Dolly Parton's First Record Label Wanted Her to Ditch Country Music to Be a Rock Star
"They thought I might have a better chance in rock 'n' roll," recalled Parton.
Dolly Parton, Queen of...Rock and Roll? While it's hard to imagine Dolly Parton as anything else other than the Queen of Country music, if her first record label, Monument Records, had gotten their way, she could have very well been climbing the rock charts instead of blossoming into the country music icon we all cherish so dearly.
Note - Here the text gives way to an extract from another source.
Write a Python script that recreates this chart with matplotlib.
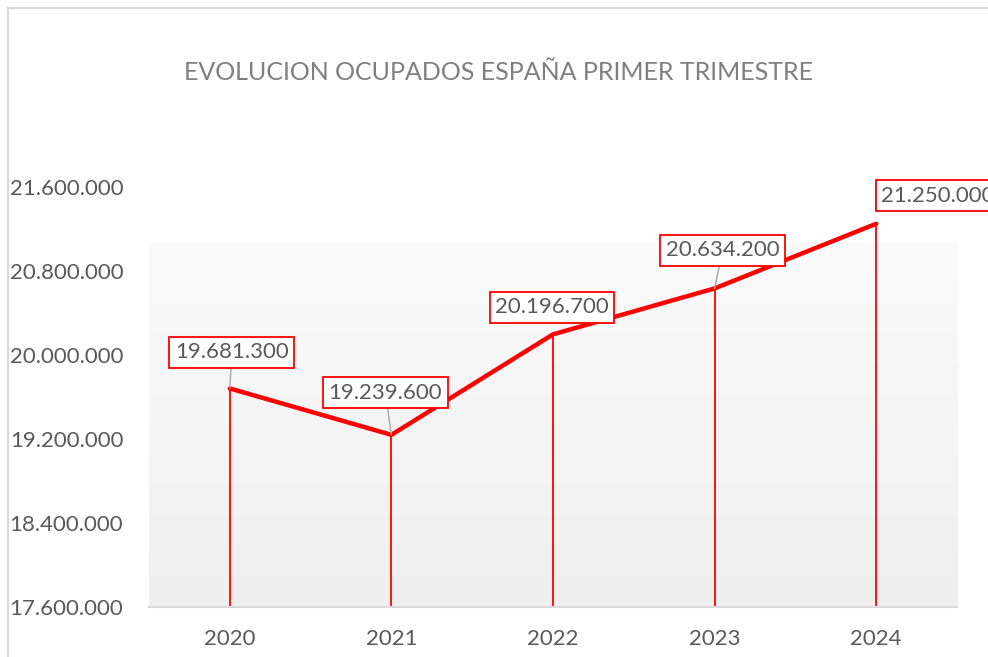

Indeed, we were quite surprised to learn her career could have gone in a very different direction, as The Cheat Sheet reported. When recording with Monument Records, Parton told WNYC's "Dolly Parton's America" host Jad Abumrad that her label felt her voice was too high and might not be a good fit for the country music genre. (Heavens to Betsy are we biting our tongues over that one.) "It sounded like people thought it was childish, so they thought I might have a better chance in rock 'n' roll," Parton recalled of the criticism she received. Clearly, the fates had other plans and Parton would go on to be one of country music's brightest stars.
Another interesting tidbit? Fred Foster, owner of Combine Music and Monument Records, thought Parton was destined for the silver screen. "I told Dolly, she would be a gigantic movie star someday. And she said, 'I think you have lost your mind.' Then I said, 'I didn't have much to lose anyway Dolly, it's okay,'" as shared on DollyParton.com. While she may be best known for her singing, considering Parton's roles in films ranging from 9 to 5 and Steel Magnolias to 'Joyful Noise and Dolly Parton's Christmas on the Square, she's certainly had her fair share of film roles, too.
Do you think any of Parton's songs have a rock-and-roll edge to them? We think she's 100% Smoky Mountain Songbird, country to the bone — and that's just the way we like it.